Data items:
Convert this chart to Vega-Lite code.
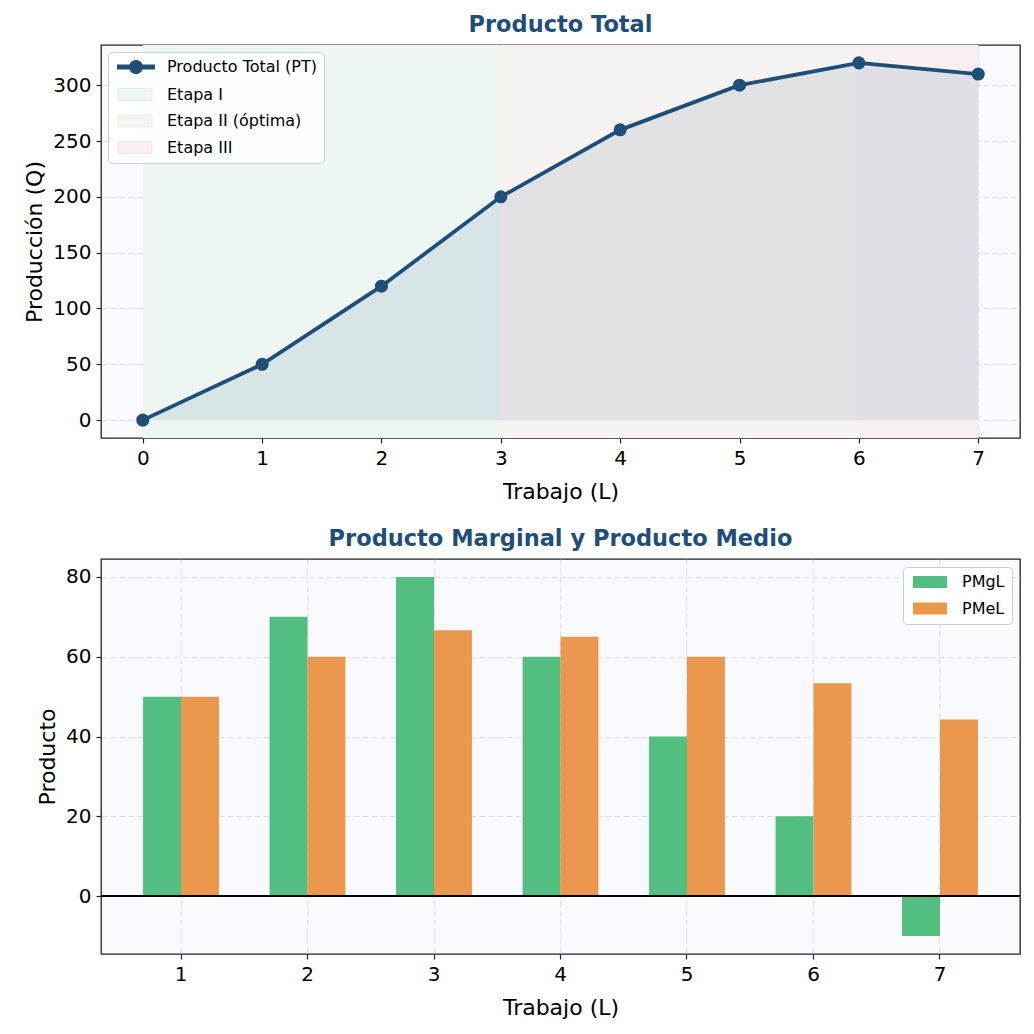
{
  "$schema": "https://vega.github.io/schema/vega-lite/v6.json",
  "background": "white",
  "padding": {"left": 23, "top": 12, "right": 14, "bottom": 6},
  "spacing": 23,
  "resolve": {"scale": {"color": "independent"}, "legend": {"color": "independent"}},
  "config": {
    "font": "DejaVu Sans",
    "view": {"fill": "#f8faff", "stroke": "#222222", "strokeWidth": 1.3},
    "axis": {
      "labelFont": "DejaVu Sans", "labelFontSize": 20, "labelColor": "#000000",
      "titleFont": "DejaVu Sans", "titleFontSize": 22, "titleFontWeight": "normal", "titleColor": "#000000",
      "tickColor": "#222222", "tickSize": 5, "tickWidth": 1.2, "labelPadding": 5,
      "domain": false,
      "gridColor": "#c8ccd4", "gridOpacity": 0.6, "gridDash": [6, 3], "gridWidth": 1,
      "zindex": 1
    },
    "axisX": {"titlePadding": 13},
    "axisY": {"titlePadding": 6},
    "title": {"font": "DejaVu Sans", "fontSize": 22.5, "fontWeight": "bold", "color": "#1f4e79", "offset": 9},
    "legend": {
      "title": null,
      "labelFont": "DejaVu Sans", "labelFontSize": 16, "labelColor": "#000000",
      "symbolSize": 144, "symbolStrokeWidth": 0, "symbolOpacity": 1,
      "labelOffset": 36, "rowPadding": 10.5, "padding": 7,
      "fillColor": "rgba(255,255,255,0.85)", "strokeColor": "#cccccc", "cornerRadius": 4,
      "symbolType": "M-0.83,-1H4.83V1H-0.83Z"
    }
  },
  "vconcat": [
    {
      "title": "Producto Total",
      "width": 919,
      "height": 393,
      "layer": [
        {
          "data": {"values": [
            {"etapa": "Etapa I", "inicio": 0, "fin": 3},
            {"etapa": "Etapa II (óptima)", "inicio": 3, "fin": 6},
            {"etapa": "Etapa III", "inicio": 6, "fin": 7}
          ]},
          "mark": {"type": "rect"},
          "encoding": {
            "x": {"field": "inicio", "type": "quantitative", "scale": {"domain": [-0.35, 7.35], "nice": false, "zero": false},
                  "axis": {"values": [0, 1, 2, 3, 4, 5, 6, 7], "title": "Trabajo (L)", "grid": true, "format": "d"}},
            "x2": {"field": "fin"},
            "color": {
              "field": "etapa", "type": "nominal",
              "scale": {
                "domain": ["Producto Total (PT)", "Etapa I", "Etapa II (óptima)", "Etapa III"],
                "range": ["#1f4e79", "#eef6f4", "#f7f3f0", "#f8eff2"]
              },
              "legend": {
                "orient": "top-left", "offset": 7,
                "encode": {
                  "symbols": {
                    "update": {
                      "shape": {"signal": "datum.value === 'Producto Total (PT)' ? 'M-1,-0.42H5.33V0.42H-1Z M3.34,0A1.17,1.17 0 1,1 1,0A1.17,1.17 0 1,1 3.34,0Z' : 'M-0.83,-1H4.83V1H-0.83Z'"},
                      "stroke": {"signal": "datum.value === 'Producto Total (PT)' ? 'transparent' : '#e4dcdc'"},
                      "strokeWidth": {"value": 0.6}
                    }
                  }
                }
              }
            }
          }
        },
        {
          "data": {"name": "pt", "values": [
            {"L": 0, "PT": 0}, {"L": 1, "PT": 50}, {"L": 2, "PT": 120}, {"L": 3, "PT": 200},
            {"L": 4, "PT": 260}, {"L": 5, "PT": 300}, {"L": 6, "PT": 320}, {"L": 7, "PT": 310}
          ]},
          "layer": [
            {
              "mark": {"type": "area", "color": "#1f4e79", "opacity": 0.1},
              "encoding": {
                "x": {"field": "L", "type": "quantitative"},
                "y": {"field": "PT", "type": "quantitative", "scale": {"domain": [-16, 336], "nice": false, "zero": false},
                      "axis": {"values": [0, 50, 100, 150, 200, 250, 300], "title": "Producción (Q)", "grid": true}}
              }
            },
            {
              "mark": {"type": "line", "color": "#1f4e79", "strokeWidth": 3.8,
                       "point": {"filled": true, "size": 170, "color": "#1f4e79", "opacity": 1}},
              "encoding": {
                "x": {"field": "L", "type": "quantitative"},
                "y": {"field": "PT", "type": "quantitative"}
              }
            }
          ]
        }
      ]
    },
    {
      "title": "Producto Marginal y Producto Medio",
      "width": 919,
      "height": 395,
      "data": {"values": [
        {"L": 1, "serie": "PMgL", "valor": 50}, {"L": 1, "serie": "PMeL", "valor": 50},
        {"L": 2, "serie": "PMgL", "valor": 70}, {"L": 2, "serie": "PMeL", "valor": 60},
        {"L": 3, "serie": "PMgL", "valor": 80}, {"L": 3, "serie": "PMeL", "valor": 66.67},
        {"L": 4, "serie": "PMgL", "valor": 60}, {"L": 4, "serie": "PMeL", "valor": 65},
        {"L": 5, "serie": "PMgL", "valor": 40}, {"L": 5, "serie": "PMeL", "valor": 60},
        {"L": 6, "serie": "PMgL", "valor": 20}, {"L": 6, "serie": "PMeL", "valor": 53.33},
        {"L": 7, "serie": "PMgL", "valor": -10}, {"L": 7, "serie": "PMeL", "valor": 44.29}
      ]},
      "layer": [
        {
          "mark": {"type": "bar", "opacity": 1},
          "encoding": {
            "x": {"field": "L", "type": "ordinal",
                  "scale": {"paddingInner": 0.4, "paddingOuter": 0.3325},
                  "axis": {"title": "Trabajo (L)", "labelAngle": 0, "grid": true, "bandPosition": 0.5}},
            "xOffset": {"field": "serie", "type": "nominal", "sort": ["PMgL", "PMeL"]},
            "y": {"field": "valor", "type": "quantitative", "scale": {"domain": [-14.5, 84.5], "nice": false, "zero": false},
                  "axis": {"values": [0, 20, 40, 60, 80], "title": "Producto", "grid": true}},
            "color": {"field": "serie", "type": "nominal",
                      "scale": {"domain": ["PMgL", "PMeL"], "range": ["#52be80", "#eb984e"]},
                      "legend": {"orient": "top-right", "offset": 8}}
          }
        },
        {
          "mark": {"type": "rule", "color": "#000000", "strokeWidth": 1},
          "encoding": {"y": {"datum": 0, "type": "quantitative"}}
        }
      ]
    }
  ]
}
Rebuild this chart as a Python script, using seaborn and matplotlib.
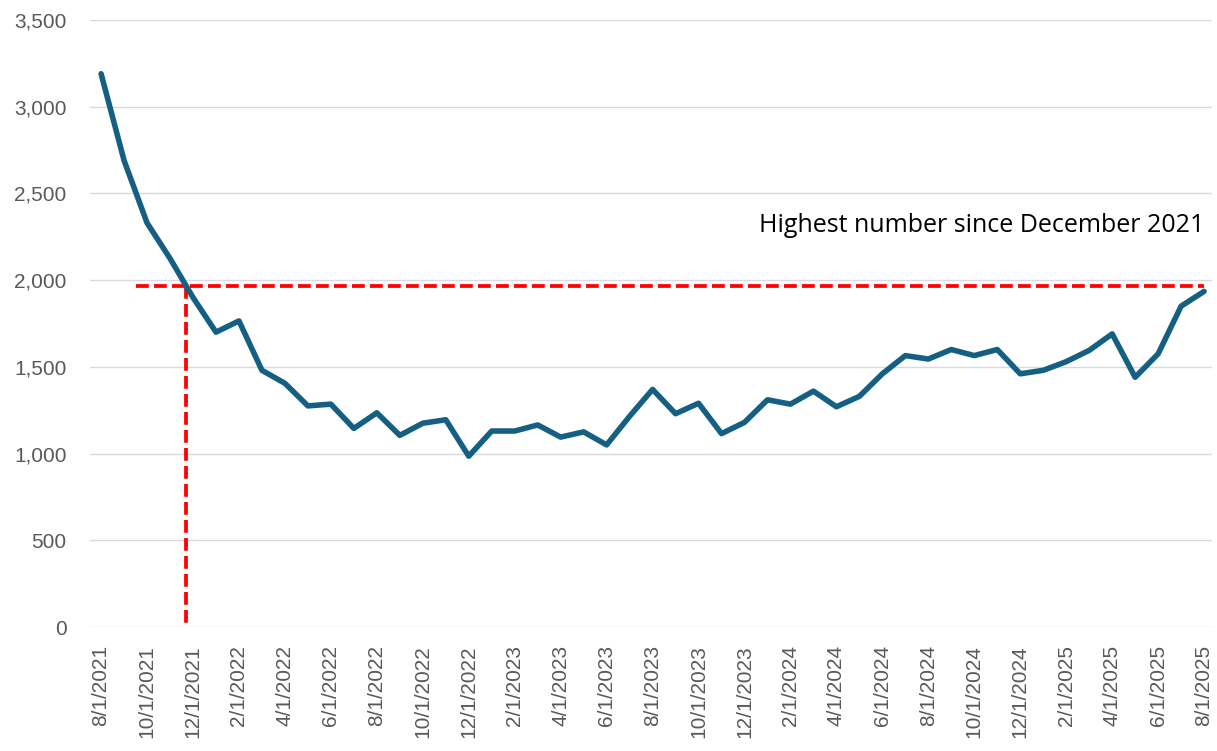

# Stated goal
Write out the listing word for word, omitting the pictures it holds.

# Task response
Convert this chart to Vega-Lite code.
{
  "$schema": "https://vega.github.io/schema/vega-lite/v6.json",
  "background": "white",
  "padding": {"left": 23, "top": 12, "right": 14, "bottom": 6},
  "spacing": 23,
  "resolve": {"scale": {"color": "independent"}, "legend": {"color": "independent"}},
  "config": {
    "font": "DejaVu Sans",
    "view": {"fill": "#f8faff", "stroke": "#222222", "strokeWidth": 1.3},
    "axis": {
      "labelFont": "DejaVu Sans", "labelFontSize": 20, "labelColor": "#000000",
      "titleFont": "DejaVu Sans", "titleFontSize": 22, "titleFontWeight": "normal", "titleColor": "#000000",
      "tickColor": "#222222", "tickSize": 5, "tickWidth": 1.2, "labelPadding": 5,
      "domain": false,
      "gridColor": "#c8ccd4", "gridOpacity": 0.6, "gridDash": [6, 3], "gridWidth": 1,
      "zindex": 1
    },
    "axisX": {"titlePadding": 13},
    "axisY": {"titlePadding": 6},
    "title": {"font": "DejaVu Sans", "fontSize": 22.5, "fontWeight": "bold", "color": "#1f4e79", "offset": 9},
    "legend": {
      "title": null,
      "labelFont": "DejaVu Sans", "labelFontSize": 16, "labelColor": "#000000",
      "symbolSize": 144, "symbolStrokeWidth": 0, "symbolOpacity": 1,
      "labelOffset": 36, "rowPadding": 10.5, "padding": 7,
      "fillColor": "rgba(255,255,255,0.85)", "strokeColor": "#cccccc", "cornerRadius": 4,
      "symbolType": "M-0.83,-1H4.83V1H-0.83Z"
    }
  },
  "vconcat": [
    {
      "title": "Producto Total",
      "width": 919,
      "height": 393,
      "layer": [
        {
          "data": {"values": [
            {"etapa": "Etapa I", "inicio": 0, "fin": 3},
            {"etapa": "Etapa II (óptima)", "inicio": 3, "fin": 6},
            {"etapa": "Etapa III", "inicio": 6, "fin": 7}
          ]},
          "mark": {"type": "rect"},
          "encoding": {
            "x": {"field": "inicio", "type": "quantitative", "scale": {"domain": [-0.35, 7.35], "nice": false, "zero": false},
                  "axis": {"values": [0, 1, 2, 3, 4, 5, 6, 7], "title": "Trabajo (L)", "grid": true, "format": "d"}},
            "x2": {"field": "fin"},
            "color": {
              "field": "etapa", "type": "nominal",
              "scale": {
                "domain": ["Producto Total (PT)", "Etapa I", "Etapa II (óptima)", "Etapa III"],
                "range": ["#1f4e79", "#eef6f4", "#f7f3f0", "#f8eff2"]
              },
              "legend": {
                "orient": "top-left", "offset": 7,
                "encode": {
                  "symbols": {
                    "update": {
                      "shape": {"signal": "datum.value === 'Producto Total (PT)' ? 'M-1,-0.42H5.33V0.42H-1Z M3.34,0A1.17,1.17 0 1,1 1,0A1.17,1.17 0 1,1 3.34,0Z' : 'M-0.83,-1H4.83V1H-0.83Z'"},
                      "stroke": {"signal": "datum.value === 'Producto Total (PT)' ? 'transparent' : '#e4dcdc'"},
                      "strokeWidth": {"value": 0.6}
                    }
                  }
                }
              }
            }
          }
        },
        {
          "data": {"name": "pt", "values": [
            {"L": 0, "PT": 0}, {"L": 1, "PT": 50}, {"L": 2, "PT": 120}, {"L": 3, "PT": 200},
            {"L": 4, "PT": 260}, {"L": 5, "PT": 300}, {"L": 6, "PT": 320}, {"L": 7, "PT": 310}
          ]},
          "layer": [
            {
              "mark": {"type": "area", "color": "#1f4e79", "opacity": 0.1},
              "encoding": {
                "x": {"field": "L", "type": "quantitative"},
                "y": {"field": "PT", "type": "quantitative", "scale": {"domain": [-16, 336], "nice": false, "zero": false},
                      "axis": {"values": [0, 50, 100, 150, 200, 250, 300], "title": "Producción (Q)", "grid": true}}
              }
            },
            {
              "mark": {"type": "line", "color": "#1f4e79", "strokeWidth": 3.8,
                       "point": {"filled": true, "size": 170, "color": "#1f4e79", "opacity": 1}},
              "encoding": {
                "x": {"field": "L", "type": "quantitative"},
                "y": {"field": "PT", "type": "quantitative"}
              }
            }
          ]
        }
      ]
    },
    {
      "title": "Producto Marginal y Producto Medio",
      "width": 919,
      "height": 395,
      "data": {"values": [
        {"L": 1, "serie": "PMgL", "valor": 50}, {"L": 1, "serie": "PMeL", "valor": 50},
        {"L": 2, "serie": "PMgL", "valor": 70}, {"L": 2, "serie": "PMeL", "valor": 60},
        {"L": 3, "serie": "PMgL", "valor": 80}, {"L": 3, "serie": "PMeL", "valor": 66.67},
        {"L": 4, "serie": "PMgL", "valor": 60}, {"L": 4, "serie": "PMeL", "valor": 65},
        {"L": 5, "serie": "PMgL", "valor": 40}, {"L": 5, "serie": "PMeL", "valor": 60},
        {"L": 6, "serie": "PMgL", "valor": 20}, {"L": 6, "serie": "PMeL", "valor": 53.33},
        {"L": 7, "serie": "PMgL", "valor": -10}, {"L": 7, "serie": "PMeL", "valor": 44.29}
      ]},
      "layer": [
        {
          "mark": {"type": "bar", "opacity": 1},
          "encoding": {
            "x": {"field": "L", "type": "ordinal",
                  "scale": {"paddingInner": 0.4, "paddingOuter": 0.3325},
                  "axis": {"title": "Trabajo (L)", "labelAngle": 0, "grid": true, "bandPosition": 0.5}},
            "xOffset": {"field": "serie", "type": "nominal", "sort": ["PMgL", "PMeL"]},
            "y": {"field": "valor", "type": "quantitative", "scale": {"domain": [-14.5, 84.5], "nice": false, "zero": false},
                  "axis": {"values": [0, 20, 40, 60, 80], "title": "Producto", "grid": true}},
            "color": {"field": "serie", "type": "nominal",
                      "scale": {"domain": ["PMgL", "PMeL"], "range": ["#52be80", "#eb984e"]},
                      "legend": {"orient": "top-right", "offset": 8}}
          }
        },
        {
          "mark": {"type": "rule", "color": "#000000", "strokeWidth": 1},
          "encoding": {"y": {"datum": 0, "type": "quantitative"}}
        }
      ]
    }
  ]
}
Rebuild this chart as a Python script, using seaborn and matplotlib.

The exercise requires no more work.